Sample workflows, schemas, documents, and integrations for LandingAI's Agentic Document Extraction (ADE) — a service that parses and extracts structured data from any document, with no templates required.
Try the visual playground: va.landing.ai/
Each subdirectory is a standalone sample project. They are organized into four categories:
| Category | What you'll find |
|---|---|
| Workflows | Reusable integration patterns — quickstart, RAG, serverless, Snowflake |
| Use Cases | Domain-specific extraction demos — invoices, food labels, utility bills, certificates |
| Events | Demos and tutorials built for specific conferences and courses |
| Other | Standalone utilities, such as the SEC EDGAR pipeline |
All ADE samples need a LandingAI API key.
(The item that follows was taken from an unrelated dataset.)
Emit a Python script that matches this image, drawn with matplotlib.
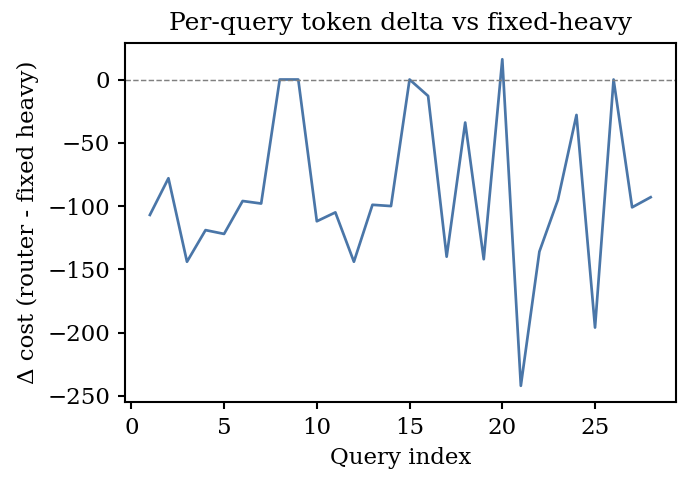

Get one at va.landing.ai/settings/api-key.
Set it as an environment variable or in a .env file in the project directory:
export VISION_AGENT_API_KEY=your_api_key_hereMost projects use the landingai-ade Python library:
pip install landingai-adeEach project has its own README with setup and usage instructions.
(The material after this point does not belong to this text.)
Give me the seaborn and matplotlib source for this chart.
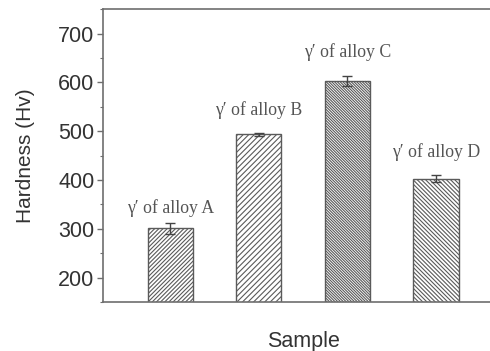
import matplotlib
matplotlib.use("Agg")
import matplotlib.pyplot as plt
import seaborn as sns
import pandas as pd
from matplotlib.ticker import MultipleLocator

samples = ["A", "B", "C", "D"]
labels = ["γ′ of alloy A", "γ′ of alloy B", "γ′ of alloy C", "γ′ of alloy D"]
hardness = [301, 494, 602, 403]
errors = [11, 3, 10, 8]
hatches = ["/" * 8, "/" * 6, "\\" * 12, "\\" * 8]

sns.set_theme(style="ticks")
plt.rcParams["font.family"] = ["Liberation Sans", "DejaVu Sans"]
plt.rcParams["hatch.linewidth"] = 0.8

df = pd.DataFrame({"Sample": samples, "Hardness": hardness})

fig = plt.figure(figsize=(4.9, 3.51), dpi=100)
ax = fig.add_axes([0.210, 0.1396, 0.817, 0.8344])

sns.barplot(data=df, x="Sample", y="Hardness", ax=ax, color="white",
            width=0.51, errorbar=None, edgecolor="#555555", linewidth=1.0)

centers = []
for patch, h in zip(ax.patches, hatches):
    patch.set_hatch(h)
    patch.set_facecolor("white")
    patch.set_edgecolor("#5a5a5a")
    centers.append(patch.get_x() + patch.get_width() / 2)

ax.errorbar(centers, hardness, yerr=errors, fmt="none", ecolor="#444444",
            elinewidth=1.0, capsize=3.5, capthick=1.0)

label_offsets = [11, 16, 17.5, 16]
for xc, v, e, lab, off in zip(centers, hardness, errors, labels, label_offsets):
    ax.annotate(lab, xy=(xc, v + e), xytext=(0, off), textcoords="offset points",
                ha="center", va="center", fontsize=12.8, color="#555555",
                family=["Liberation Serif", "DejaVu Serif"])

ax.set_xlim(-0.76, 3.76)
ax.set_ylim(150, 750)
ax.yaxis.set_major_locator(MultipleLocator(100))
ax.yaxis.set_minor_locator(MultipleLocator(50))
ax.set_yticks([200, 300, 400, 500, 600, 700])
ax.set_xticks([])
ax.set_xlabel("Sample", fontsize=15.5, color="#333333", labelpad=21)
ax.set_ylabel("Hardness (Hv)", fontsize=15, color="#333333", labelpad=17)

for s in ["left", "bottom", "top", "right"]:
    ax.spines[s].set_color("#6e6e6e")
    ax.spines[s].set_linewidth(1.2)
ax.tick_params(axis="y", which="major", length=4, width=1.0, color="#6e6e6e",
               labelsize=15.5, labelcolor="#333333", direction="out", pad=2)
ax.tick_params(axis="y", which="minor", length=2.5, width=0.8, color="#6e6e6e", direction="out")

fig.savefig("out.png", dpi=100)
The minimal starting point. Follows the ADE Quickstart Guide: parse a document, then extract structured fields using a Pydantic schema.
Handles mixed document types in a single batch. Automatically classifies each document (e.g., pay stub, bank statement, investment statement), then applies the correct extraction schema. Includes bounding-box visualizations for every extracted field.
Async batch parser that processes many documents concurrently and writes chunks with bounding-box coordinates to CSV — ready to load into a vector database like ChromaDB.
Asynchronous job submission for large PDFs (up to 1 GB / 1,000 pages) that exceed the standard synchronous API limits. Includes polling, progress tracking, and automatic handling of inline vs. URL-based results.
Deploys ADE as a Docker-based AWS Lambda function triggered by S3 uploads. Supports both parse-only and structured extraction modes. Includes build.sh and deploy.sh scripts.
Full Snowflake-native pipeline: upload documents to a Snowflake stage, apply ADE to parse and extract, enable RAG with Cortex Search, query structured fields with Cortex Analyst, and surface everything through a Cortex Agent. Uses FDA medical device documents as the example.
Extracts 27 structured fields from food label images — product name, brand, weight, serving size, certifications (organic, non-GMO, kosher), and dietary claims. Demonstrates parse-once, extract-multiple-times for different schemas.
Extracts header fields and line items from invoices using a nested Pydantic schema with six sub-models.
Extracts account information, billing period, charges, and usage data from utility bills using a JSON schema.
Extracts CME certificate fields — provider, activity title, credit hours, completion date — from continuing education certificates.
Conference demo: classify and extract from mixed financial documents (pay stubs, bank statements, investment statements) with bounding-box visualizations. Includes a caching layer to speed up re-runs.
Course lesson: deploy ADE as a Lambda function, store results in S3, build a Bedrock knowledge base from parsed markdown, and create a medical document chatbot with conversation memory.
End-to-end tutorial: extract structured data from PDFs, evaluate accuracy against a golden set, and iteratively refine the extraction schema until all fields reach ≥ 95% accuracy. Demonstrates the full Parse → Build Schema → Extract → Evaluate loop using the REST APIs directly (no Python SDK required for the Build Schema step).
Webinar demo: SQL setup script and schema for parsing FINRA award documents inside the Snowflake ADE native application.
Standalone utility for fetching SEC EDGAR 10-K and 8-K filings by ticker symbol and converting them to PDF. Does not use ADE — useful as a document source for ADE extraction pipelines.